= The request =
What is needed is the run of lines from the one containing "Give me the Chart.js source for this chart." through the one containing "const onOffCOP = [5.0, 5.0];", echoed exactly, with both ends kept and nothing added.

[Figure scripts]
════════════════

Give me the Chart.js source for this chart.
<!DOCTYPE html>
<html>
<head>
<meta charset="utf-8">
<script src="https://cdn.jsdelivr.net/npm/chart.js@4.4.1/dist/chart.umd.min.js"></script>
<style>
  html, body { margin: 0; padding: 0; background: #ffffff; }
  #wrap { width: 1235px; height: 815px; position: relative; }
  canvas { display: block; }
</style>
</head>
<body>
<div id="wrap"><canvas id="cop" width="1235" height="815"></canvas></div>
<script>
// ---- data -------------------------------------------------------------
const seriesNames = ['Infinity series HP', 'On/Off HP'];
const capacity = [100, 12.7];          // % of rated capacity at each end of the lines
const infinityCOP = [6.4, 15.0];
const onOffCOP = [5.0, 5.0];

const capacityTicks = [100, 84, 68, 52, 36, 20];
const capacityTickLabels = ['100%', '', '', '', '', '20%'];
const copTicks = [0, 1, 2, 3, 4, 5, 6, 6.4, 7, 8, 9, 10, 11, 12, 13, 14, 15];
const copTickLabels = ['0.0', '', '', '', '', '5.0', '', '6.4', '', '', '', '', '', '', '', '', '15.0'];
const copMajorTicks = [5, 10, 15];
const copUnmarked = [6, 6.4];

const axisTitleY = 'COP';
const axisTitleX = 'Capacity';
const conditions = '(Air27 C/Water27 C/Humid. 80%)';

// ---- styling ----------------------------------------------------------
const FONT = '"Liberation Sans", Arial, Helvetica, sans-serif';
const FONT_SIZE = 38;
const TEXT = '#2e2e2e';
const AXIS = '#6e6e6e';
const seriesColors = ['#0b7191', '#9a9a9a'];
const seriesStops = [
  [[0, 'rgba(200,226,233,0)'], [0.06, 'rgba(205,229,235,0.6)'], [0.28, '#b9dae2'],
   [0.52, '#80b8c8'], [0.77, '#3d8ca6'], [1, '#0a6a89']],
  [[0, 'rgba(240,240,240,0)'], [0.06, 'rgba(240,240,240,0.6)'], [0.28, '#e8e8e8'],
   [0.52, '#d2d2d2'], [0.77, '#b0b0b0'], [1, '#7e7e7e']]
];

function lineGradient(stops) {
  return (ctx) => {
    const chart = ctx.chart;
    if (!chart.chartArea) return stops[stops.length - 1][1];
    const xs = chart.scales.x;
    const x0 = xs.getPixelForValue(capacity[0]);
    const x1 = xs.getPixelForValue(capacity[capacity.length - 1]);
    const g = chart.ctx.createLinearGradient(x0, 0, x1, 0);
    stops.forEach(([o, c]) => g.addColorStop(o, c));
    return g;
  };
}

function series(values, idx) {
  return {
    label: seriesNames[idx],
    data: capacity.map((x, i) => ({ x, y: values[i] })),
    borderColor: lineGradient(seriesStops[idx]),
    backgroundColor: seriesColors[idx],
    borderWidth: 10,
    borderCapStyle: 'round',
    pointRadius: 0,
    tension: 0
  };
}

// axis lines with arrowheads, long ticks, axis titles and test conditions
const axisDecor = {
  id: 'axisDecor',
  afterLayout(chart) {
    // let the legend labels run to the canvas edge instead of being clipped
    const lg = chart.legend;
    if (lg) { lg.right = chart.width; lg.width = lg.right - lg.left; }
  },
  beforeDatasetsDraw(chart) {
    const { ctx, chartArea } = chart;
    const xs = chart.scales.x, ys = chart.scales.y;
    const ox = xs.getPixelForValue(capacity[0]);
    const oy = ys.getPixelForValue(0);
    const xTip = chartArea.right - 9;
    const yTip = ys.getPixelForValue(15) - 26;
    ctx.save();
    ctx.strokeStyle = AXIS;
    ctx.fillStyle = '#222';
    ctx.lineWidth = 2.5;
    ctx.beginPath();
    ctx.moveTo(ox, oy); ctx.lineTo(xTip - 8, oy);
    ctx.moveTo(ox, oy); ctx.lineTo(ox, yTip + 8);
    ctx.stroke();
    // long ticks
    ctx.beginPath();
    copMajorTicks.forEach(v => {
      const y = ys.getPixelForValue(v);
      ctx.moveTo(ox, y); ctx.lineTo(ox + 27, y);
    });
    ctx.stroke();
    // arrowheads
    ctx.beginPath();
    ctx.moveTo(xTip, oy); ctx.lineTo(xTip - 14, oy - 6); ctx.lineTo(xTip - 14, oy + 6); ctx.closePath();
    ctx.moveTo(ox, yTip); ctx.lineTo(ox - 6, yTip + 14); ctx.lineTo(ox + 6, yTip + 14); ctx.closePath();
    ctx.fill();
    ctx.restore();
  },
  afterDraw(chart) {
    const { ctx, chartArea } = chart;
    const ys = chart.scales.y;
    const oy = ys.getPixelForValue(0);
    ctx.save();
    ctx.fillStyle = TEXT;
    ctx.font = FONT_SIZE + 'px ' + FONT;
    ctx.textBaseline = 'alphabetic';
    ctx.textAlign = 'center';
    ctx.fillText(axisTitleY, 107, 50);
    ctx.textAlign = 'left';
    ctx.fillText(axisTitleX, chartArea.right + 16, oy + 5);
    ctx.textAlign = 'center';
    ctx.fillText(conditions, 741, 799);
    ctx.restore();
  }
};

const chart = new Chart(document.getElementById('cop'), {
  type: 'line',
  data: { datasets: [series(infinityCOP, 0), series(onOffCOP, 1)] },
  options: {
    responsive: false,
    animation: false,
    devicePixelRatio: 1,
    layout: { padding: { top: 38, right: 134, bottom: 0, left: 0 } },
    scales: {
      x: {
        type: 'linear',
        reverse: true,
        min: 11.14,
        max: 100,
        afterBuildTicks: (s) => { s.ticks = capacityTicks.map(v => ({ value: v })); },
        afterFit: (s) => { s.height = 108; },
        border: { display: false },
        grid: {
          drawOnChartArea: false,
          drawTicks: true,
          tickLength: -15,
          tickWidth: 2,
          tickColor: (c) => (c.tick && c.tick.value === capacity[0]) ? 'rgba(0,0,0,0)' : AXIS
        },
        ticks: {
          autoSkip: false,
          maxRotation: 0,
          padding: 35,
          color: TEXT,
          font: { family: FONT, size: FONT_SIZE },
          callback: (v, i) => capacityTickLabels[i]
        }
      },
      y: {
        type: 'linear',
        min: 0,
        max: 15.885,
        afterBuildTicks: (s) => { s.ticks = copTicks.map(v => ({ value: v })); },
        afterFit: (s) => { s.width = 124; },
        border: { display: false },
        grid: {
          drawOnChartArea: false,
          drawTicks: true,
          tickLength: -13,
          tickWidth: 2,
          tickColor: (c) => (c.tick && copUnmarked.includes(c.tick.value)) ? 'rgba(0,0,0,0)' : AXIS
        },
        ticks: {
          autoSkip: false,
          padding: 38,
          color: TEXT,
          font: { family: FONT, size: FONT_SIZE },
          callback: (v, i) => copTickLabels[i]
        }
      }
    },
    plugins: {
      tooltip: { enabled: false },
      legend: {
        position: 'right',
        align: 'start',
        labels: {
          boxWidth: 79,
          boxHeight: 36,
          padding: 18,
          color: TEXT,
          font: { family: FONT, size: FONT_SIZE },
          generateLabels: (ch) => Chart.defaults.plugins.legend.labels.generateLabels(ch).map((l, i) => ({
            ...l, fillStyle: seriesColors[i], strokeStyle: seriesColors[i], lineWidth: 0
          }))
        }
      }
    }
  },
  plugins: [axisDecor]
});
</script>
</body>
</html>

════════════════

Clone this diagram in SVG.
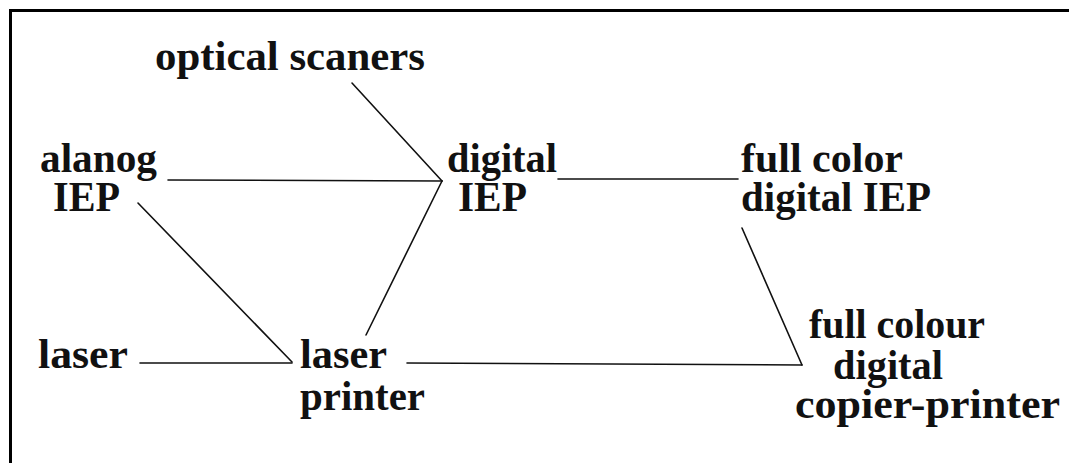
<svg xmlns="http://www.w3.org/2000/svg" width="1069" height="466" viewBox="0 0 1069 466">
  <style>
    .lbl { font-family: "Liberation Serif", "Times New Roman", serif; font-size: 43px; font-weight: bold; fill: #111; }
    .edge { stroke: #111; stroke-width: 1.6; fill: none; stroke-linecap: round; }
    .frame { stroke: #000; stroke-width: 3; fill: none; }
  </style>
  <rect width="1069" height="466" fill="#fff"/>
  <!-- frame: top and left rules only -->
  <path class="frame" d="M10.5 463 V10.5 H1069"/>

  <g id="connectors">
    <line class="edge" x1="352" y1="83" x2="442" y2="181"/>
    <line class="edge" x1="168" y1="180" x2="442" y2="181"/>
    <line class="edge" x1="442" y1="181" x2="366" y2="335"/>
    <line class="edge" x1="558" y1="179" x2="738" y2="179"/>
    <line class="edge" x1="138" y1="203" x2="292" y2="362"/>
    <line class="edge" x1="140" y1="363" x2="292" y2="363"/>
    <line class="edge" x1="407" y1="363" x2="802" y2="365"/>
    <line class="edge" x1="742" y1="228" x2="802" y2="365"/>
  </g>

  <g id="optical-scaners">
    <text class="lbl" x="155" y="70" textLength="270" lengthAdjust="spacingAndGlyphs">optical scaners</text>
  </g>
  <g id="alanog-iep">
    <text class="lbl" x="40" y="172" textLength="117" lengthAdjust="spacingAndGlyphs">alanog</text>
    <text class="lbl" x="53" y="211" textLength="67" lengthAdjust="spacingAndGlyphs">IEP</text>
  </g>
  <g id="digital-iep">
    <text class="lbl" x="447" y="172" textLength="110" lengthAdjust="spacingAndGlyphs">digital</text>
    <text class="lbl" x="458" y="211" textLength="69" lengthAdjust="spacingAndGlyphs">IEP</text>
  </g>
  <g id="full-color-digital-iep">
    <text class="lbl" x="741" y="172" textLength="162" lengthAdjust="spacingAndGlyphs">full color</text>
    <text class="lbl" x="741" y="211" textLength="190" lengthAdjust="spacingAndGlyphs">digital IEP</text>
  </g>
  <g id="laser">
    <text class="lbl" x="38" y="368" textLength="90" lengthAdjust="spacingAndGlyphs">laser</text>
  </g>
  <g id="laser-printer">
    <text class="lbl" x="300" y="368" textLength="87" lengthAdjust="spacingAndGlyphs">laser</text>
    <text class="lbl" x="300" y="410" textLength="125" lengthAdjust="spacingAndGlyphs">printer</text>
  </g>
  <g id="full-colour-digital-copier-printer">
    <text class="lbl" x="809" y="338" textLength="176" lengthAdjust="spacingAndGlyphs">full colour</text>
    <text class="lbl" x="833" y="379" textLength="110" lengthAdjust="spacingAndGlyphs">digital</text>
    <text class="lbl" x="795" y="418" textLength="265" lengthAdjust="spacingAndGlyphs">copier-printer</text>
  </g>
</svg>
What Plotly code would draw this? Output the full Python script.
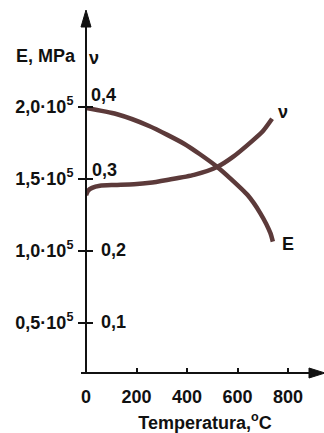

════════════════

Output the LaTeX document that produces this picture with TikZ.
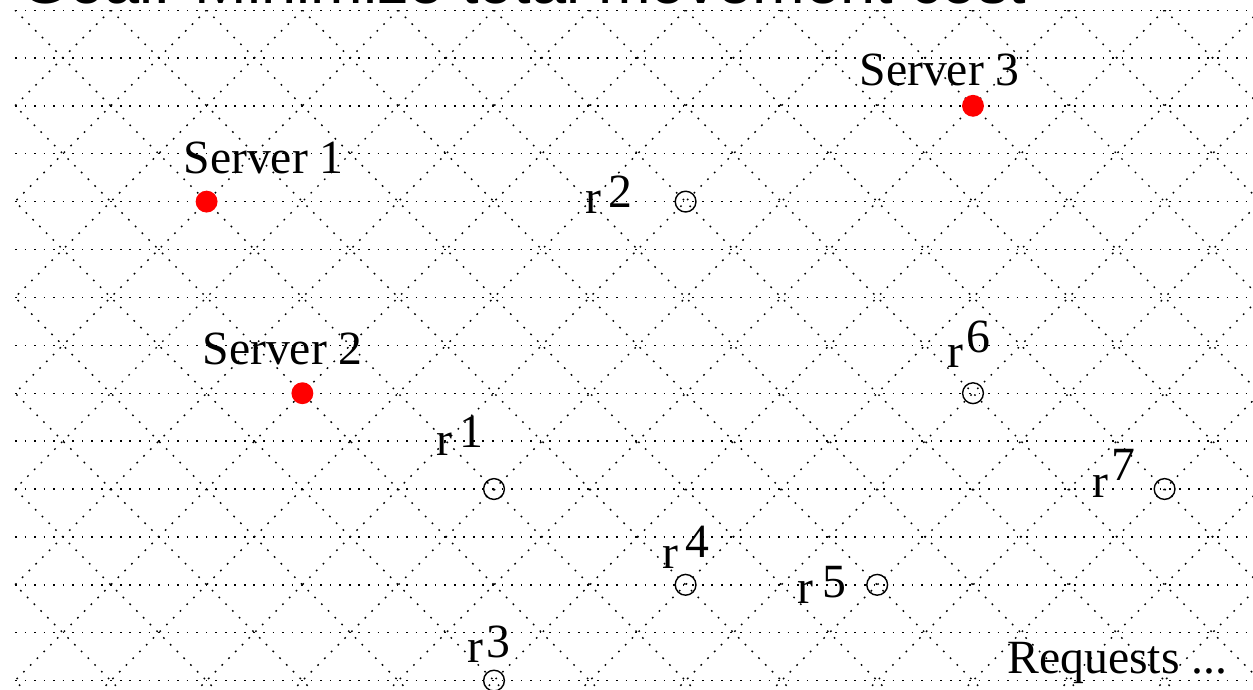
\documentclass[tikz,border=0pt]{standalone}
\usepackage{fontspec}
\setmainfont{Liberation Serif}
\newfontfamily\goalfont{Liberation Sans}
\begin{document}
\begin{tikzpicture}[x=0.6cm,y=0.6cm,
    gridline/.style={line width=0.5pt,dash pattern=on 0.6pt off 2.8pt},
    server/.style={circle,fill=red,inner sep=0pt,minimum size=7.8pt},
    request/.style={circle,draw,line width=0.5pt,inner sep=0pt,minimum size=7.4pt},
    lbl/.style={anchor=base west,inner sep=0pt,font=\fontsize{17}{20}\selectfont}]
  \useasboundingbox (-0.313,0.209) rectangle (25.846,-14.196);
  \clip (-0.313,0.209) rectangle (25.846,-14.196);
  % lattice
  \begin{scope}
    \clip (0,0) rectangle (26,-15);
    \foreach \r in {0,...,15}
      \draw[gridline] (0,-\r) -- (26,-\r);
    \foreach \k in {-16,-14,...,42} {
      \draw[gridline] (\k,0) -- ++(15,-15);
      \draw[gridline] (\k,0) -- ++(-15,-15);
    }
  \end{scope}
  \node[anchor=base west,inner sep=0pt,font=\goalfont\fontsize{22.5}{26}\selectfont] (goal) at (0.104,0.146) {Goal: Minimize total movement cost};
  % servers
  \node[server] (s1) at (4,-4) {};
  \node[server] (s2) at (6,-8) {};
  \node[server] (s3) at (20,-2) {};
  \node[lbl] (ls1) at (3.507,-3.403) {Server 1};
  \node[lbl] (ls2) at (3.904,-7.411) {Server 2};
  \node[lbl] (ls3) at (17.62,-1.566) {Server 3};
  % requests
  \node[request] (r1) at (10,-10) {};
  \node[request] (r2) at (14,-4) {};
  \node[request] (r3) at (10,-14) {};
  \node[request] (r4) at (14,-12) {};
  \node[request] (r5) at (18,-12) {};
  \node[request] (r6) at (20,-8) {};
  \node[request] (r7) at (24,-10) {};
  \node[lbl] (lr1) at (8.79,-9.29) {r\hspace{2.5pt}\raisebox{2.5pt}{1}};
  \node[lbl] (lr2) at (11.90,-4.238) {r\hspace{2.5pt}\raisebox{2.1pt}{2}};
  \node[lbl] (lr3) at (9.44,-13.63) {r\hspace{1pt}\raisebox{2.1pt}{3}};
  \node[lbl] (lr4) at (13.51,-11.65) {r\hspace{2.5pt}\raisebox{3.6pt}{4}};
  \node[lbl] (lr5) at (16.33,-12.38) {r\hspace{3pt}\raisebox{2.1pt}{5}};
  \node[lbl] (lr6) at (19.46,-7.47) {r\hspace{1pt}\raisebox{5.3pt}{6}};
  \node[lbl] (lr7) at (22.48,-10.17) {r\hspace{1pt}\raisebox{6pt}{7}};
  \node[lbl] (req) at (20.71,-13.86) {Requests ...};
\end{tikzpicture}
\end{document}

════════════════

= Solution for this problem =
Give me the Chart.js source for this chart.
<!DOCTYPE html>
<html>
<head>
<meta charset="utf-8">
<script src="https://cdn.jsdelivr.net/npm/chart.js@4.4.1/dist/chart.umd.min.js"></script>
<style>
  html, body { margin: 0; padding: 0; background: #ffffff; }
  #wrap { width: 1235px; height: 815px; position: relative; }
  canvas { display: block; }
</style>
</head>
<body>
<div id="wrap"><canvas id="cop" width="1235" height="815"></canvas></div>
<script>
// ---- data -------------------------------------------------------------
const seriesNames = ['Infinity series HP', 'On/Off HP'];
const capacity = [100, 12.7];          // % of rated capacity at each end of the lines
const infinityCOP = [6.4, 15.0];
const onOffCOP = [5.0, 5.0];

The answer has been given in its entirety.